Just over a year since his appointment to lead UTI Asset Management, Leo Puri talks to Stefanie Eschenbacher about his ambitions to capitalise on the relationship with its foreign stakeholder T. Rowe Price.
The appointment of Leo Puri to lead UTI Asset Management closed a troubling chapter of widely publicised shareholder rows amid challenging market conditions in the long history of India’s largest asset manager.
UTI Asset Management had been operating without a head since the previous chairman and managing director U.K. Sinha left back in February 2011 to become chairman of the Securities and Exchange Board of India.
Puri eventually joined from McKinsey & Co in August last year, and has made ambitious plans to offer a range of international funds to Indian investors.
“Given our relationship with T. Rowe Price, that is something we are likely to do reasonably soon,” Puri says.
US asset manager T. Rowe Price is, with a 26% stake, the largest and only foreign stakeholder in what is today one of India’s largest and most profitable asset managers.
Interest in India has been boosted by the election of reformist Narendra Modi of the Bharatiya Janata Party as new prime minister.
There are international funds in India, but volumes so far have been small. “The peak sales of offshore, dollar-denominated funds happened when the Indian rupee was falling sharply last year,” Puri says.
“Investing offshore is viewed as a currency hedge.”
UTI Asset Management already offers the Ucits-compliant, dollar-denominated UTI Indian Fixed Income Fund, however, Puri goes on to say that there are advanced plans for what would be the first Indian sovereign debt exchange-traded fund.
Seed funding from Bank of America has been tied up, and once approved it would be listed on the London Stock Exchange and the Singapore Exchange.
“We hope to launch this fund soon,” Puri says. “It would be an efficient way for investors to participate in India so long as they view that the current macroeconomic and currency stability holds.”
Despite rampant inflation and a currency slump that may dampen the appetite for Indian fixed income, Puri says it is still an attractive yield proposition.
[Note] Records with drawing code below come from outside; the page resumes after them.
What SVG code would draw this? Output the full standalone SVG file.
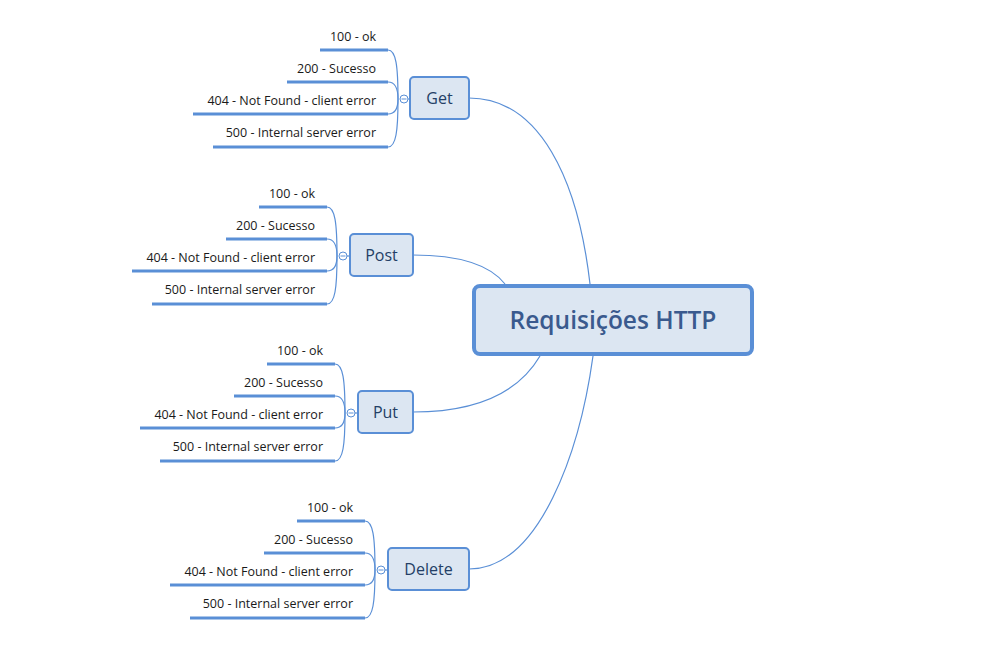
<svg xmlns="http://www.w3.org/2000/svg" width="1004" height="648" viewBox="0 0 1004 648">
<style>
.bg{fill:#ffffff}
.conn{fill:none;stroke:#5a8fd6;stroke-width:1.2}
.leafline{fill:none;stroke:#5a8fd6;stroke-width:3}
.leaf{font-family:"Open Sans","DejaVu Sans",sans-serif;font-size:12.5px;fill:#1a1a1a;text-anchor:end}
.box{fill:#dce6f2;stroke:#5a8fd6;stroke-width:2}
.ntext{font-family:"Open Sans","DejaVu Sans",sans-serif;font-size:16px;fill:#243f66;text-anchor:middle}
.hub{fill:#ffffff;stroke:#5a8fd6;stroke-width:1}
.hubm{stroke:#5a8fd6;stroke-width:1}
.root{fill:#dce6f2;stroke:#5a8fd6;stroke-width:4}
.rtext{font-family:"Open Sans","DejaVu Sans",sans-serif;font-size:24.5px;font-weight:600;fill:#3a5a8e;text-anchor:middle}
</style>
<rect class="bg" x="0" y="0" width="1004" height="648"/>
<g id="connectors">
<path class="conn" d="M469,98 C540,98 578,180 590,284"/>
<path class="conn" d="M413,255 C460,255 490,265 505,284"/>
<path class="conn" d="M413,412 C480,412 520,390 540,356"/>
<path class="conn" d="M469,569 C540,569 580,450 593,356"/>
<path class="conn" d="M388,50 C396,50 398,66 398,99"/>
<path class="conn" d="M388,82 C395,82 398,88 398,99"/>
<path class="conn" d="M388,114 C395,114 398,108 398,99"/>
<path class="conn" d="M388,147 C396,147 398,131 398,99"/>
<line class="conn" x1="408" y1="99" x2="410" y2="99"/>
<path class="conn" d="M327,207 C335,207 337,223 337,256"/>
<path class="conn" d="M327,239 C334,239 337,245 337,256"/>
<path class="conn" d="M327,271 C334,271 337,265 337,256"/>
<path class="conn" d="M327,304 C335,304 337,288 337,256"/>
<line class="conn" x1="347" y1="256" x2="350" y2="256"/>
<path class="conn" d="M335,364 C343,364 345,380 345,413"/>
<path class="conn" d="M335,396 C342,396 345,402 345,413"/>
<path class="conn" d="M335,428 C342,428 345,422 345,413"/>
<path class="conn" d="M335,461 C343,461 345,445 345,413"/>
<line class="conn" x1="355" y1="413" x2="358" y2="413"/>
<path class="conn" d="M365,521 C373,521 375,537 375,570"/>
<path class="conn" d="M365,553 C372,553 375,559 375,570"/>
<path class="conn" d="M365,585 C372,585 375,579 375,570"/>
<path class="conn" d="M365,618 C373,618 375,602 375,570"/>
<line class="conn" x1="385" y1="570" x2="388" y2="570"/>
</g>
<g id="root">
<rect class="root" x="474" y="286" width="278" height="68" rx="6"/>
<text class="rtext" x="613" y="329">Requisições HTTP</text>
</g>
<g id="get">
<rect class="box" x="410" y="77" width="59" height="42" rx="4"/>
<text class="ntext" x="439.5" y="104">Get</text>
<circle class="hub" cx="404" cy="99" r="4"/>
<line class="hubm" x1="401.5" y1="99" x2="406.5" y2="99"/>
</g>
<g id="get-100"><line class="leafline" x1="320" y1="50" x2="388" y2="50"/><text class="leaf" x="376" y="41">100 - ok</text></g>
<g id="get-200"><line class="leafline" x1="287" y1="82" x2="388" y2="82"/><text class="leaf" x="376" y="73">200 - Sucesso</text></g>
<g id="get-404"><line class="leafline" x1="193" y1="114" x2="388" y2="114"/><text class="leaf" x="376" y="105">404 - Not Found - client error</text></g>
<g id="get-500"><line class="leafline" x1="213" y1="147" x2="388" y2="147"/><text class="leaf" x="376" y="137">500 - Internal server error</text></g>
<g id="post">
<rect class="box" x="350" y="234" width="63" height="42" rx="4"/>
<text class="ntext" x="381.5" y="261">Post</text>
<circle class="hub" cx="343" cy="256" r="4"/>
<line class="hubm" x1="340.5" y1="256" x2="345.5" y2="256"/>
</g>
<g id="post-100"><line class="leafline" x1="259" y1="207" x2="327" y2="207"/><text class="leaf" x="315" y="198">100 - ok</text></g>
<g id="post-200"><line class="leafline" x1="226" y1="239" x2="327" y2="239"/><text class="leaf" x="315" y="230">200 - Sucesso</text></g>
<g id="post-404"><line class="leafline" x1="132" y1="271" x2="327" y2="271"/><text class="leaf" x="315" y="262">404 - Not Found - client error</text></g>
<g id="post-500"><line class="leafline" x1="152" y1="304" x2="327" y2="304"/><text class="leaf" x="315" y="294">500 - Internal server error</text></g>
<g id="put">
<rect class="box" x="358" y="391" width="55" height="42" rx="4"/>
<text class="ntext" x="385.5" y="418">Put</text>
<circle class="hub" cx="351" cy="413" r="4"/>
<line class="hubm" x1="348.5" y1="413" x2="353.5" y2="413"/>
</g>
<g id="put-100"><line class="leafline" x1="267" y1="364" x2="335" y2="364"/><text class="leaf" x="323" y="355">100 - ok</text></g>
<g id="put-200"><line class="leafline" x1="234" y1="396" x2="335" y2="396"/><text class="leaf" x="323" y="387">200 - Sucesso</text></g>
<g id="put-404"><line class="leafline" x1="140" y1="428" x2="335" y2="428"/><text class="leaf" x="323" y="419">404 - Not Found - client error</text></g>
<g id="put-500"><line class="leafline" x1="160" y1="461" x2="335" y2="461"/><text class="leaf" x="323" y="451">500 - Internal server error</text></g>
<g id="delete">
<rect class="box" x="388" y="548" width="81" height="42" rx="4"/>
<text class="ntext" x="428.5" y="575">Delete</text>
<circle class="hub" cx="381" cy="570" r="4"/>
<line class="hubm" x1="378.5" y1="570" x2="383.5" y2="570"/>
</g>
<g id="delete-100"><line class="leafline" x1="297" y1="521" x2="365" y2="521"/><text class="leaf" x="353" y="512">100 - ok</text></g>
<g id="delete-200"><line class="leafline" x1="264" y1="553" x2="365" y2="553"/><text class="leaf" x="353" y="544">200 - Sucesso</text></g>
<g id="delete-404"><line class="leafline" x1="170" y1="585" x2="365" y2="585"/><text class="leaf" x="353" y="576">404 - Not Found - client error</text></g>
<g id="delete-500"><line class="leafline" x1="190" y1="618" x2="365" y2="618"/><text class="leaf" x="353" y="608">500 - Internal server error</text></g>
</svg>
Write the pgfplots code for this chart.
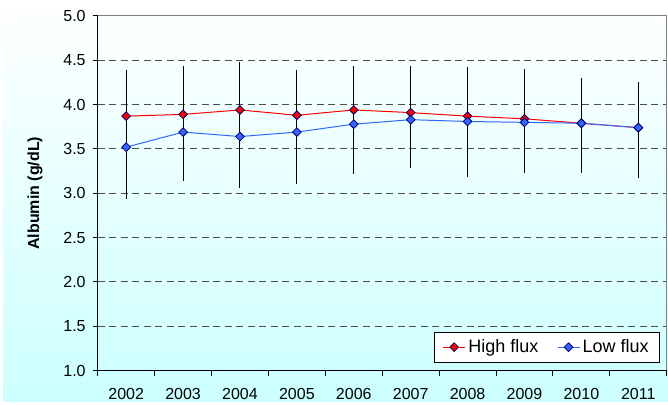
\documentclass[border=0pt]{standalone}
\usepackage{fontspec}
\setmainfont{Liberation Sans}
\usepackage{pgfplots}
\usepackage{pgfplotstable}
\pgfplotsset{compat=1.18}
\definecolor{hi}{RGB}{255,0,0}
\definecolor{lo}{RGB}{51,102,255}
\definecolor{edge}{RGB}{0,0,110}
\definecolor{cy}{RGB}{204,255,255}
\pgfplotstableread{
x hi lo top bot
0 3.87 3.52 4.39 2.93
1 3.89 3.69 4.435 3.14
2 3.94 3.64 4.48 3.06
3 3.88 3.69 4.39 3.11
4 3.94 3.78 4.44 3.22
5 3.91 3.83 4.44 3.28
6 3.87 3.81 4.42 3.18
7 3.84 3.80 4.40 3.23
8 3.79 3.79 4.30 3.23
9 3.74 3.74 4.26 3.17
}\data
\begin{document}
\begin{tikzpicture}
\path[fill=white] (-73.3pt,-23.6pt) rectangle (427.7pt,277.9pt);
\shade[top color=white, bottom color=cy] (-71pt,-23.6pt) rectangle (427.7pt,277.9pt);
\begin{axis}[
  at={(0pt,0pt)}, anchor=south west, scale only axis,
  width=426.75pt, height=265.9pt,
  xmin=-0.5, xmax=9.5, ymin=1, ymax=5,
  clip=false,
  axis line style={draw=none},
  tick pos=left, tick align=outside,
  major tick length=3.75pt, minor tick length=3.75pt,
  ytick={1,1.5,...,5},
  yticklabel style={xshift=-1.8pt},
  y tick label style={/pgf/number format/.cd, fixed, fixed zerofill, precision=1, assume math mode=true},
  xtick={0,...,9},
  xticklabels={2002,2003,2004,2005,2006,2007,2008,2009,2010,2011},
  xticklabel style={yshift=-6pt},
  minor xtick={-0.5,0.5,...,9.5},
  major x tick style={draw=none},
  minor x tick style={draw=black, line width=0.75pt},
  major y tick style={draw=black, line width=0.75pt},
  ymajorgrids,
  grid style={black!70, line width=0.75pt, dash pattern=on 5.25pt off 3.4pt},
  tick label style={font=\fontsize{12}{14}\selectfont},
  ylabel={Albumin (g/dL)},
  every axis y label/.style={at={(axis description cs:-0.110,0.5)}, rotate=90, anchor=center, font=\fontsize{12}{14}\selectfont\bfseries},
  legend columns=2,
  legend style={at={(axis description cs:0.988,0.0226)}, anchor=south east, draw=black, fill=white, line width=0.75pt,
    font=\fontsize{13.5}{16}\selectfont, inner xsep=6pt, inner ysep=3.5pt,
    /tikz/every even column/.append style={column sep=12pt}},
  legend image code/.code={\draw[mark repeat=2,mark phase=2,#1] plot coordinates {(0pt,0pt) (8.25pt,0pt) (16.5pt,0pt)};},
]
\addplot[forget plot, draw=none, mark=none,
  error bars/.cd, y dir=both, y explicit,
  error bar style={draw=black, line width=0.75pt, solid}, error mark=none]
  table[x=x, y=lo, y error plus expr=\thisrow{top}-\thisrow{lo}, y error minus expr=\thisrow{lo}-\thisrow{bot}] {\data};
\addplot[color=hi, line width=0.75pt, mark=square*, mark size=2.3pt,
  mark options={rotate=45, fill=hi, draw=edge, line width=0.6pt}]
  table[x=x, y=hi] {\data};
\addlegendentry{High flux}
\addplot[color=lo, line width=0.75pt, mark=square*, mark size=2.3pt,
  mark options={rotate=45, fill=lo, draw=edge, line width=0.6pt}]
  table[x=x, y=lo] {\data};
\addlegendentry{Low flux}
\draw[gray, line width=0.75pt] (rel axis cs:0,1) -- (rel axis cs:1,1) -- (rel axis cs:1,0);
\draw[black, line width=0.75pt] (rel axis cs:0,1) -- (rel axis cs:0,0) -- (rel axis cs:1,0);
\end{axis}
\end{tikzpicture}
\end{document}
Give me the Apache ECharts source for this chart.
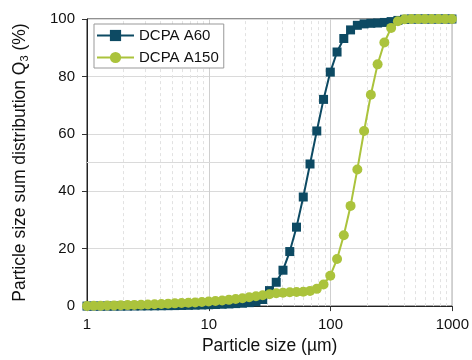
<!DOCTYPE html>
<html>
<head>
<meta charset="utf-8">
<script src="https://cdn.jsdelivr.net/npm/echarts@6/dist/echarts.min.js"></script>
<style>
  html, body { margin: 0; padding: 0; background: #fff; }
  #chart { width: 472px; height: 360px; }
</style>
</head>
<body>
<div id="chart"></div>
<script>
// particle sizes in µm (measurement classes)
const sizes = [
  1.000, 1.136, 1.291, 1.466, 1.667, 1.894, 2.153, 2.446, 2.780, 3.159,
  3.589, 4.078, 4.634, 5.266, 5.984, 6.800, 7.727, 8.780, 9.977, 11.34,
  12.88, 14.64, 16.63, 18.90, 21.48, 24.41, 27.73, 31.51, 35.81, 40.69,
  46.24, 52.54, 59.70, 67.84, 77.09, 87.60, 99.54, 113.1, 128.5, 146.0,
  166.0, 188.6, 214.3, 243.5, 276.7, 314.5, 357.3, 406.0, 461.4, 524.3,
  595.7, 677.0, 769.2, 874.1, 993.1
];

// cumulative Q3 in %
const a60 = [
  0, 0, 0, 0, 0, 0, 0.02, 0.04, 0.06, 0.08,
  0.1, 0.12, 0.15, 0.18, 0.22, 0.27, 0.33, 0.4, 0.48, 0.56,
  0.65, 0.75, 0.87, 1.0, 1.2, 1.5, 2.3, 5.4, 8.3, 12.5,
  19, 27.5, 38, 49.5, 61, 72, 81.5, 88.5, 93.2, 96.2,
  97.8, 98.3, 98.5, 98.6, 98.8, 99.1, 99.5, 99.9, 100, 100,
  100, 100, 100, 100, 100
];

const a150 = [
  0.05, 0.1, 0.15, 0.2, 0.25, 0.3, 0.35, 0.42, 0.5, 0.58,
  0.66, 0.75, 0.85, 0.95, 1.05, 1.15, 1.28, 1.42, 1.58, 1.75,
  1.95, 2.17, 2.45, 2.75, 3.1, 3.45, 3.8, 4.15, 4.45, 4.65,
  4.8, 4.9, 5.0, 5.3, 6.0, 7.5, 10.6, 16.4, 24.7, 34.9,
  47.6, 61, 73.6, 84.2, 91.8, 96.9, 99.2, 99.9, 100, 100,
  100, 100, 100, 100, 100
];

// minor log grid positions
const minorLines = [2, 3, 4, 5, 6, 7, 8, 9, 20, 30, 40, 50, 60, 70, 80, 90, 200, 300, 400, 500, 600, 700, 800, 900];

const font = 'Arial, "Liberation Sans", sans-serif';
const dark = '#0d4a63';
const green = '#abc33c';

const chart = echarts.init(document.getElementById('chart'), null, { renderer: 'canvas' });

const pairs = (ys) => sizes.map((x, i) => [x, ys[i]]);

chart.setOption({
  animation: false,
  backgroundColor: '#fff',
  textStyle: { fontFamily: font },
  grid: {
    left: 87, right: 19, top: 19, bottom: 49,
    show: true, borderColor: '#222', borderWidth: 1, backgroundColor: 'transparent'
  },
  legend: {
    data: ['DCPA A60', 'DCPA A150'],
    orient: 'vertical',
    left: 94, top: 24,
    padding: [4, 5, 3, 2],
    itemWidth: 37, itemHeight: 14, itemGap: 7,
    backgroundColor: '#fff',
    borderColor: '#999', borderWidth: 1, borderRadius: 0,
    textStyle: { fontSize: 15, color: '#111', fontFamily: font }
  },
  xAxis: {
    type: 'log', logBase: 10, min: 1, max: 1000,
    name: 'Particle size (µm)', nameLocation: 'middle', nameGap: 29,
    nameTextStyle: { fontSize: 17.5, color: '#111', fontFamily: font },
    axisLine: { show: true, lineStyle: { color: '#222', width: 1 } },
    axisTick: { show: true, inside: false, length: 5, lineStyle: { color: '#333' } },
    axisLabel: { fontSize: 15, color: '#111', margin: 11, fontFamily: font, formatter: (v) => String(Math.round(v)) },
    splitLine: { show: true, lineStyle: { color: '#cfcfcf', width: 1 } },
    minorTick: { show: false },
    minorSplitLine: { show: false }
  },
  yAxis: {
    type: 'value', min: 0, max: 100, interval: 20,
    name: 'Particle size sum distribution Q{sub|3} (%)',
    nameLocation: 'middle', nameGap: 57,
    nameTextStyle: {
      fontSize: 17.5, color: '#111', fontFamily: font,
      rich: { sub: { fontSize: 11, color: '#111', fontFamily: font, verticalAlign: 'bottom', padding: [8, 0, 0, 0] } }
    },
    axisLine: { show: true, lineStyle: { color: '#222', width: 1 } },
    axisTick: { show: true, inside: false, length: 5, lineStyle: { color: '#333' } },
    axisLabel: { fontSize: 15, color: '#111', margin: 12, fontFamily: font },
    splitLine: { show: true, lineStyle: { color: '#dadada', width: 1 } }
  },
  series: [
    {
      name: 'grid-minor',
      type: 'line',
      data: [],
      z: 1,
      silent: true,
      markLine: {
        z: 1,
        silent: true,
        symbol: 'none',
        label: { show: false },
        animation: false,
        lineStyle: { color: '#e2e2e2', type: [3, 3], width: 1 },
        data: minorLines.map(v => ({ xAxis: v }))
          .concat([{ yAxis: 50, lineStyle: { color: '#dadada', type: 'solid', width: 1 } }])
      }
    },
    {
      name: 'DCPA A60',
      type: 'line',
      data: pairs(a60),
      z: 3,
      symbol: 'rect',
      symbolSize: 9,
      showAllSymbol: true,
      clip: false,
      itemStyle: { color: dark },
      lineStyle: { color: dark, width: 2 }
    },
    {
      name: 'DCPA A150',
      type: 'line',
      data: pairs(a150),
      z: 4,
      symbol: 'circle',
      symbolSize: 10,
      showAllSymbol: true,
      clip: false,
      itemStyle: { color: green },
      lineStyle: { color: green, width: 2 }
    }
  ]
});
</script>
</body>
</html>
Indian ten-year sovereign bonds yield in excess of 8%. There may also be a gradual improvement of the access mechanism, as well as greater clarity on withholding tax for foreign portfolio investors.
The Reserve Bank of India governor Raghuram Rajan has indicated ambitions to make Indian fixed income clearable through Euroclear. This may attract more foreign investors, especially if India gets added to the JP Morgan Government Bond Index – Emerging Markets.
LOOSENED RESTRICTIONS
The Securities and Exchange Board of India recently loosened restrictions on product launches, and Puri is looking to create a real estate investment trust.
“Real estate is an underdeveloped asset class,” Puri says. “We now have a number of cities with stable, mature and well-performing commercial assets, which could easily be put into a real estate investment trust structure.”
Assets are largely held in lower-margin fixed income products, and Puri says such an asset class would offer Indian investors diversification as well as more flexibility and liquidity than they would get if they pursued a property outright.
“We are already working on a product, but we need a bit more clarity when it comes to the tax treatment,” Puri says.
UTI Asset Management also recently completed fund raising for a three-year closed-ended equity fund, which Puri says will allow investors to participate in a “disciplined” way.
“What has typically happened in India is that investors have started to buy in at the peak and sold during times of volatility, and that is one of the reasons why they have suffered losses and lost confidence,” Puri adds.
UTI Asset Management has held up well in India, a challenging market in which only 18 out of 44 asset managers are profitable.
Research firm Cerulli Associates ranks it as the third-most profitable asset manager in the country, with net profits of 1.49 billion Indian rupee ($24.7 million) for the financial year 2013 and a market share of 9.5%.
Compared to the previous financial year, net profits, asset under management and market share have increased significantly. This comes at a time where many peers are struggling for survival.
Even though UTI Asset Management is part of a financial conglomerate, Puri says it is the only pure-play asset manager in the top five – its competitors being parts of industrial conglomerates or banks.
“This gives us an advantage in terms of focus and independence,” he says. “We are not conflicted in any way how we run or govern ourselves, or how we make investment decisions, which is an important distinction.”
Puri says his goal is to regain pre-eminence in the asset management industry by delivering consistent investment performance and building new distribution channels.
Distribution has traditionally heavily relied on independent financial advisers, but Puri says this is broadened to include banks and wealth managers.
OLDER GENERATION
“We are also revitalising our brand, which is well regarded amongst the older generation, but clearly needs to be strengthened with regards to its reach and relevance with the younger, emerging affluent segment today.”
UTI Asset Management has built out online and mobile, and although Puri says adoption rates have been low, it was necessary to move with times. “Things could look completely different in five or ten years, so we are laying the ground work now.”